Sequential Spectral Clustering of Data Sequences
Abstract
We study the problem of non-parametric clustering of data sequences, where each data sequence comprises independent and identically distributed (i.i.d.) samples generated from an unknown distribution. The true clusters are the clusters obtained using the Spectral clustering algorithm (SPEC) on the pairwise distance between the true distributions corresponding to the data sequences. Since the true distributions are unknown, the objective is to estimate the clusters by observing the minimum number of samples from the data sequences, given a specified error probability. To solve this problem, we propose the Sequential Spectral clustering algorithm (SEQ-SPEC), and show that it stops in finite time almost surely and is exponentially consistent. We also propose a computationally more efficient algorithm called the Incremental Approximate Sequential Spectral clustering algorithm (IA-SEQ-SPEC).

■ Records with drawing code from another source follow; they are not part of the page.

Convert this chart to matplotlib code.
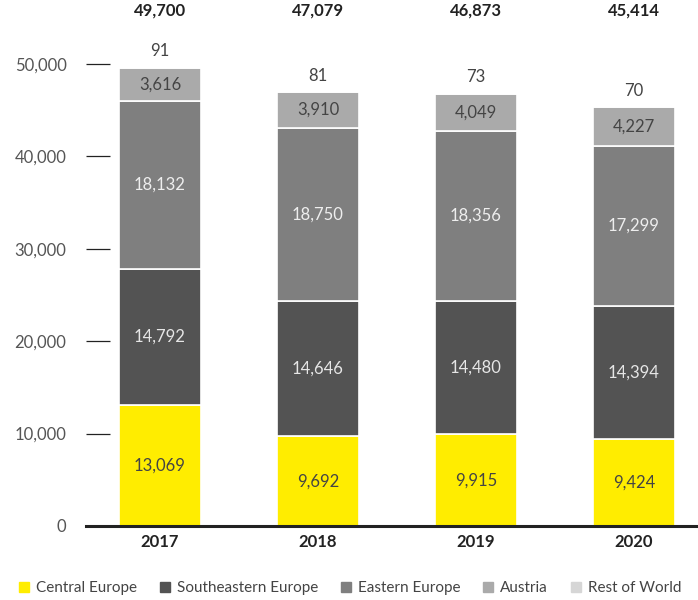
import numpy as np
import matplotlib.pyplot as plt
from matplotlib.lines import Line2D

plt.rcParams['font.family'] = ['Lato', 'DejaVu Sans']

years = ['2017', '2018', '2019', '2020']
regions = ['Central Europe', 'Southeastern Europe', 'Eastern Europe', 'Austria', 'Rest of World']
central = [13069, 9692, 9915, 9424]
southeast = [14792, 14646, 14480, 14394]
eastern = [18132, 18750, 18356, 17299]
austria = [3616, 3910, 4049, 4227]
rest = [91, 81, 73, 70]

colors = ['#ffed00', '#535353', '#7f7f7f', '#aaaaaa', '#d6d6d6']
label_colors = ['#444444', '#e6e6e6', '#eeeeee', '#444444', '#444444']

series = [central, southeast, eastern, austria, rest]

fig = plt.figure(figsize=(6.98, 6.0), dpi=100)
ax = fig.add_axes([86/698, 74/600, 612/698, 480.5/600])

x = np.arange(len(years))
bottom = np.zeros(len(years))
for vals, col, lc, name in zip(series, colors, label_colors, regions):
    vals = np.array(vals, dtype=float)
    ax.bar(x, vals, 0.52, bottom=bottom, color=col, edgecolor='white', linewidth=1.2, label=name)
    if name != 'Rest of World':
        for xi, b, v in zip(x, bottom, vals):
            ax.text(xi, b + v/2, f'{int(v):,}', ha='center', va='center', fontsize=12, color=lc)
    bottom += vals

# small top segment labelled above the bar
for xi, t, v in zip(x, bottom, rest):
    ax.text(xi, t + 800, f'{v:,}', ha='center', va='bottom', fontsize=12, color='#444444')

# totals above each bar
for xi, t in zip(x, bottom):
    ax.text(xi, 1.0 + 35/480.5, f'{int(t):,}', transform=ax.get_xaxis_transform(),
            ha='center', va='center', fontsize=12, fontweight='bold', color='#222222')

ax.set_xlim(-0.468, 3.405)
ax.set_ylim(0, 52000)
ax.set_yticks(np.arange(0, 50001, 10000))
ax.set_yticklabels([f'{v:,}' for v in range(0, 50001, 10000)], fontsize=12, color='#555555')
ax.tick_params(axis='y', direction='in', length=17.5, width=0.9, color='#222222', pad=14)
ax.set_xticks(x)
ax.set_xticklabels(years, fontsize=12, fontweight='bold', color='#222222')
ax.tick_params(axis='x', length=0, pad=6)

for s in ['top', 'right', 'left']:
    ax.spines[s].set_visible(False)
ax.spines['bottom'].set_linewidth(2.2)
ax.spines['bottom'].set_color('#222222')

handles = [Line2D([], [], marker='s', linestyle='none', markersize=7, markerfacecolor=c,
                  markeredgecolor=c) for c in colors]
fig.legend(handles, regions, loc='lower center', bbox_to_anchor=(0.5, -0.015), ncol=5,
           frameon=False, fontsize=11, handletextpad=0.3, columnspacing=1.3,
           handlelength=1.0, labelcolor='#444444')

fig.savefig('out.png', dpi=100)
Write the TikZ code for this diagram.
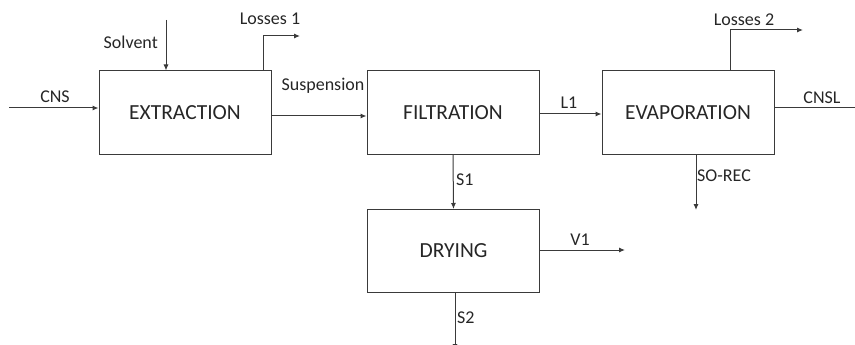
\documentclass[tikz,border=0pt]{standalone}
\usepackage{fontspec}
\setmainfont{Carlito}
\usetikzlibrary{arrows.meta,positioning,calc}
\definecolor{edge}{HTML}{3A3A3A}
\definecolor{ink}{HTML}{262626}
\tikzset{
  unit/.style={rectangle, draw=edge, line width=1pt, minimum width=172pt, minimum height=83pt,
    inner sep=0pt, font=\fontsize{21.5}{24}\selectfont, text=ink},
  flow/.style={-{Latex[length=6pt,width=5pt]}, line width=1pt, draw=edge},
  pipe/.style={line width=1pt, draw=edge},
  lbl/.style={font=\fontsize{18}{20}\selectfont, text=ink, inner sep=0pt},
}
\begin{document}
\begin{tikzpicture}[x=1pt,y=-1pt]
  \useasboundingbox (0,0) rectangle (855,345);
  % process units
  \node[unit] (ext) at (185,112.5) {EXTRACTION};
  \node[unit] (fil) at (453,112.5) {FILTRATION};
  \node[unit] (eva) at (688,112.5) {EVAPORATION};
  \node[unit] (dry) at (453.5,251) {DRYING};
  % free ends
  \coordinate (cns) at (9,108);
  \coordinate (solv) at (166,20);
  \coordinate (loss1) at (300,36);
  \coordinate (loss2) at (803,30);
  \coordinate (cnsl) at (858,108);
  \coordinate (sorec) at (696,210);
  \coordinate (v1) at (625,250);
  \coordinate (s2) at (455,350);
  % streams
  \draw[flow] (cns) -- (cns -| ext.west);
  \draw[flow] (solv) -- (solv |- ext.north);
  \draw[flow] ([xshift=-8pt]ext.north east) |- (loss1);
  \draw[flow] ([yshift=-3.5pt]ext.east) -- ([yshift=-3.5pt]fil.west);
  \draw[flow] ([yshift=-1.5pt]fil.east) -- ([yshift=-1.5pt]eva.west);
  \draw[flow] ([xshift=-44pt]eva.north east) |- (loss2);
  \draw[pipe] (cnsl -| eva.east) -- (cnsl);
  \draw[flow] (sorec |- eva.south) -- (sorec);
  \draw[flow] (fil.south) -- (dry.north);
  \draw[flow] (v1 -| dry.east) -- (v1);
  \draw[flow] (s2 |- dry.south) -- (s2);
  % stream labels
  \node[lbl] (tcns) at (55,97) {CNS};
  \node[lbl, anchor=east] (tsolv) at (158,42) {Solvent};
  \node[lbl] (tloss1) at (270,19) {Losses 1};
  \node[lbl] (tsusp) at (323,86) {Suspension};
  \node[lbl] (tl1) at (569,103) {L1};
  \node[lbl] (tloss2) at (744,20) {Losses 2};
  \node[lbl] (tcnsl) at (822,98) {CNSL};
  \node[lbl, anchor=west] (tsorec) at (697,176) {SO-REC};
  \node[lbl, anchor=west] (ts1) at (456,180) {S1};
  \node[lbl] (tv1) at (580,240) {V1};
  \node[lbl, anchor=west] (ts2) at (457,318) {S2};
\end{tikzpicture}
\end{document}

Through simulations, we show that both SEQ-SPEC and IA-SEQ-SPEC perform better than the fixed sample size SPEC, the Sequential $K$-Medoids clustering algorithm (SEQ-KMED), and the Sequential Single Linkage clustering algorithm (SEQ-SLINK). In addition, we propose memory-efficient versions, SEQ-SPEC-B and IA-SEQ-SPEC-B. Unlike other related sequential clustering algorithms, which require storing all past samples, these algorithms require storing only the most recent $B$ samples. Both the computationally efficient and memory-efficient versions of SEQ-SPEC perform comparably to SEQ-SPEC in simulations.